Problem to solve — Quote all lines below exactly. Images stay out.

Provided data —
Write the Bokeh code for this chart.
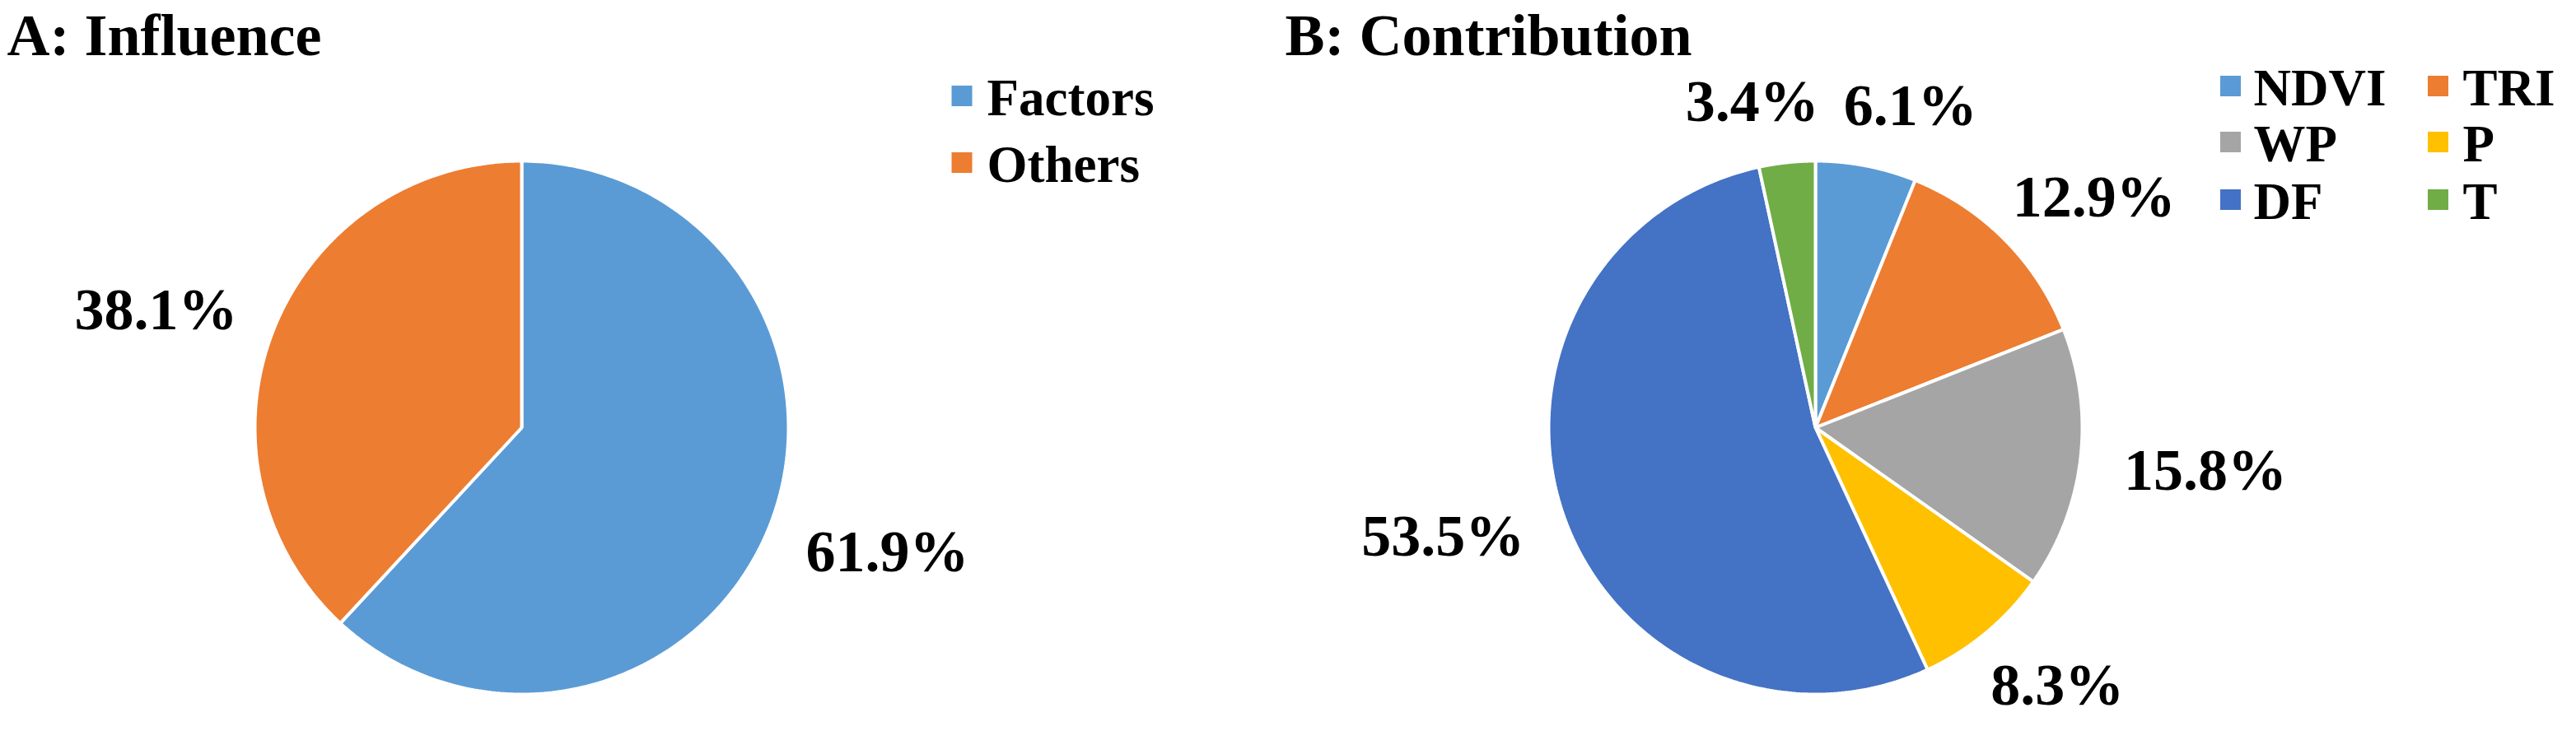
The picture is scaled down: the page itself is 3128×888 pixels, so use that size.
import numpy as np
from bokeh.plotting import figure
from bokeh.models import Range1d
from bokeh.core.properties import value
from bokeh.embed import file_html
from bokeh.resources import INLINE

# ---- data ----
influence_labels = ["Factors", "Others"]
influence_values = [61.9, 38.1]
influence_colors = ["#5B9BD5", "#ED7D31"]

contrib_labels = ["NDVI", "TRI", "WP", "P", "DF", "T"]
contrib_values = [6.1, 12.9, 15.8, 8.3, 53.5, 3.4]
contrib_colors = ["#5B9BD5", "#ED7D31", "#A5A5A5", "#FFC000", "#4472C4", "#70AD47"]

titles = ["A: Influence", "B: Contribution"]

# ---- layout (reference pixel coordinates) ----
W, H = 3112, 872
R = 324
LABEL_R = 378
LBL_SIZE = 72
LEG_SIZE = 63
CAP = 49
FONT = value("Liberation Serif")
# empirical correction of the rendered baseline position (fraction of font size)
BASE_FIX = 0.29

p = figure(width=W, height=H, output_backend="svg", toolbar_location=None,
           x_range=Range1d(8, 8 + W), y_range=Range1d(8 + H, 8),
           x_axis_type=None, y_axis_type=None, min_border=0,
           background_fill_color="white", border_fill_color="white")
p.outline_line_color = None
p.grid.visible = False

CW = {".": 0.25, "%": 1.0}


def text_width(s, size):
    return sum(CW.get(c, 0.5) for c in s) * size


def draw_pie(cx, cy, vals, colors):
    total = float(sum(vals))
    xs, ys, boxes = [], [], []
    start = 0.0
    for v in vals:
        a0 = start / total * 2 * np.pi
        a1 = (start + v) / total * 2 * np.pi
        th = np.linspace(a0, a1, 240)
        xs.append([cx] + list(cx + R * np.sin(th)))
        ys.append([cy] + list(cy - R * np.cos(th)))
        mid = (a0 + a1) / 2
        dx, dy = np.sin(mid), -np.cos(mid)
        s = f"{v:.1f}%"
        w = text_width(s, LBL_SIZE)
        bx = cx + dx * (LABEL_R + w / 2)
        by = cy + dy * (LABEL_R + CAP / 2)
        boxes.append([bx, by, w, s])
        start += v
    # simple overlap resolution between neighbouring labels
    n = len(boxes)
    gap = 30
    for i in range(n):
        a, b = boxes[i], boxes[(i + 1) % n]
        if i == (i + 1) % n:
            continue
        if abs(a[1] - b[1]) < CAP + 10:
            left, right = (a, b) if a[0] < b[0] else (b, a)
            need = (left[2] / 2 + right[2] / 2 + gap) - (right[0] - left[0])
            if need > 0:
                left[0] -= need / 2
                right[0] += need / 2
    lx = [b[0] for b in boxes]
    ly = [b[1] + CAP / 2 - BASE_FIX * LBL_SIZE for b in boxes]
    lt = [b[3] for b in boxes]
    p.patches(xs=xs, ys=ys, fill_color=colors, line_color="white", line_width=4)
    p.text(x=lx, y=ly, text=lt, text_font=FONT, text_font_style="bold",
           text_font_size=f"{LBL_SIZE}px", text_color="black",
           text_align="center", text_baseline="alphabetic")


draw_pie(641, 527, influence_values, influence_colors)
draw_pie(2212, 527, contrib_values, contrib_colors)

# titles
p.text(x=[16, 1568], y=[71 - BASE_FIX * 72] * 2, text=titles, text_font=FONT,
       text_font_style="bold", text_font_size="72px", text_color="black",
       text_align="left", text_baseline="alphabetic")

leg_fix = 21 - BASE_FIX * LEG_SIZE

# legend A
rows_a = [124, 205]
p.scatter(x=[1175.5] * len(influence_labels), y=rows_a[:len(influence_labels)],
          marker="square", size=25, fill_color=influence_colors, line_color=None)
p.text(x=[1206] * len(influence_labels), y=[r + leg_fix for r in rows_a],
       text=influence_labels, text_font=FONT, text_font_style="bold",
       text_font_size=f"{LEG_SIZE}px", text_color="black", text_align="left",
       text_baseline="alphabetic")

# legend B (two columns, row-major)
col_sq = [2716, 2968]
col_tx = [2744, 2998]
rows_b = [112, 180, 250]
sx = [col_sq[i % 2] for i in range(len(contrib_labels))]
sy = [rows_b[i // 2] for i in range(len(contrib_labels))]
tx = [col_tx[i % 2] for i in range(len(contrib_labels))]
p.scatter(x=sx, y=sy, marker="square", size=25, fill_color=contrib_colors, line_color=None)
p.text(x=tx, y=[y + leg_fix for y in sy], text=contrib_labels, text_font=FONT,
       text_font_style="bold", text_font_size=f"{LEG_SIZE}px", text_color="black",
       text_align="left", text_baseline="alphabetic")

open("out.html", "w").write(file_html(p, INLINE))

Task result —
Write the Bokeh code for this chart.
The picture is scaled down: the page itself is 3128×888 pixels, so use that size.
import numpy as np
from bokeh.plotting import figure
from bokeh.models import Range1d
from bokeh.core.properties import value
from bokeh.embed import file_html
from bokeh.resources import INLINE

# ---- data ----
influence_labels = ["Factors", "Others"]
influence_values = [61.9, 38.1]
influence_colors = ["#5B9BD5", "#ED7D31"]

contrib_labels = ["NDVI", "TRI", "WP", "P", "DF", "T"]
contrib_values = [6.1, 12.9, 15.8, 8.3, 53.5, 3.4]
contrib_colors = ["#5B9BD5", "#ED7D31", "#A5A5A5", "#FFC000", "#4472C4", "#70AD47"]

titles = ["A: Influence", "B: Contribution"]

# ---- layout (reference pixel coordinates) ----
W, H = 3112, 872
R = 324
LABEL_R = 378
LBL_SIZE = 72
LEG_SIZE = 63
CAP = 49
FONT = value("Liberation Serif")
# empirical correction of the rendered baseline position (fraction of font size)
BASE_FIX = 0.29

p = figure(width=W, height=H, output_backend="svg", toolbar_location=None,
           x_range=Range1d(8, 8 + W), y_range=Range1d(8 + H, 8),
           x_axis_type=None, y_axis_type=None, min_border=0,
           background_fill_color="white", border_fill_color="white")
p.outline_line_color = None
p.grid.visible = False

CW = {".": 0.25, "%": 1.0}


def text_width(s, size):
    return sum(CW.get(c, 0.5) for c in s) * size


def draw_pie(cx, cy, vals, colors):
    total = float(sum(vals))
    xs, ys, boxes = [], [], []
    start = 0.0
    for v in vals:
        a0 = start / total * 2 * np.pi
        a1 = (start + v) / total * 2 * np.pi
        th = np.linspace(a0, a1, 240)
        xs.append([cx] + list(cx + R * np.sin(th)))
        ys.append([cy] + list(cy - R * np.cos(th)))
        mid = (a0 + a1) / 2
        dx, dy = np.sin(mid), -np.cos(mid)
        s = f"{v:.1f}%"
        w = text_width(s, LBL_SIZE)
        bx = cx + dx * (LABEL_R + w / 2)
        by = cy + dy * (LABEL_R + CAP / 2)
        boxes.append([bx, by, w, s])
        start += v
    # simple overlap resolution between neighbouring labels
    n = len(boxes)
    gap = 30
    for i in range(n):
        a, b = boxes[i], boxes[(i + 1) % n]
        if i == (i + 1) % n:
            continue
        if abs(a[1] - b[1]) < CAP + 10:
            left, right = (a, b) if a[0] < b[0] else (b, a)
            need = (left[2] / 2 + right[2] / 2 + gap) - (right[0] - left[0])
            if need > 0:
                left[0] -= need / 2
                right[0] += need / 2
    lx = [b[0] for b in boxes]
    ly = [b[1] + CAP / 2 - BASE_FIX * LBL_SIZE for b in boxes]
    lt = [b[3] for b in boxes]
    p.patches(xs=xs, ys=ys, fill_color=colors, line_color="white", line_width=4)
    p.text(x=lx, y=ly, text=lt, text_font=FONT, text_font_style="bold",
           text_font_size=f"{LBL_SIZE}px", text_color="black",
           text_align="center", text_baseline="alphabetic")


draw_pie(641, 527, influence_values, influence_colors)
draw_pie(2212, 527, contrib_values, contrib_colors)

# titles
p.text(x=[16, 1568], y=[71 - BASE_FIX * 72] * 2, text=titles, text_font=FONT,
       text_font_style="bold", text_font_size="72px", text_color="black",
       text_align="left", text_baseline="alphabetic")

leg_fix = 21 - BASE_FIX * LEG_SIZE

# legend A
rows_a = [124, 205]
p.scatter(x=[1175.5] * len(influence_labels), y=rows_a[:len(influence_labels)],
          marker="square", size=25, fill_color=influence_colors, line_color=None)
p.text(x=[1206] * len(influence_labels), y=[r + leg_fix for r in rows_a],
       text=influence_labels, text_font=FONT, text_font_style="bold",
       text_font_size=f"{LEG_SIZE}px", text_color="black", text_align="left",
       text_baseline="alphabetic")

# legend B (two columns, row-major)
col_sq = [2716, 2968]
col_tx = [2744, 2998]
rows_b = [112, 180, 250]
sx = [col_sq[i % 2] for i in range(len(contrib_labels))]
sy = [rows_b[i // 2] for i in range(len(contrib_labels))]
tx = [col_tx[i % 2] for i in range(len(contrib_labels))]
p.scatter(x=sx, y=sy, marker="square", size=25, fill_color=contrib_colors, line_color=None)
p.text(x=tx, y=[y + leg_fix for y in sy], text=contrib_labels, text_font=FONT,
       text_font_style="bold", text_font_size=f"{LEG_SIZE}px", text_color="black",
       text_align="left", text_baseline="alphabetic")

open("out.html", "w").write(file_html(p, INLINE))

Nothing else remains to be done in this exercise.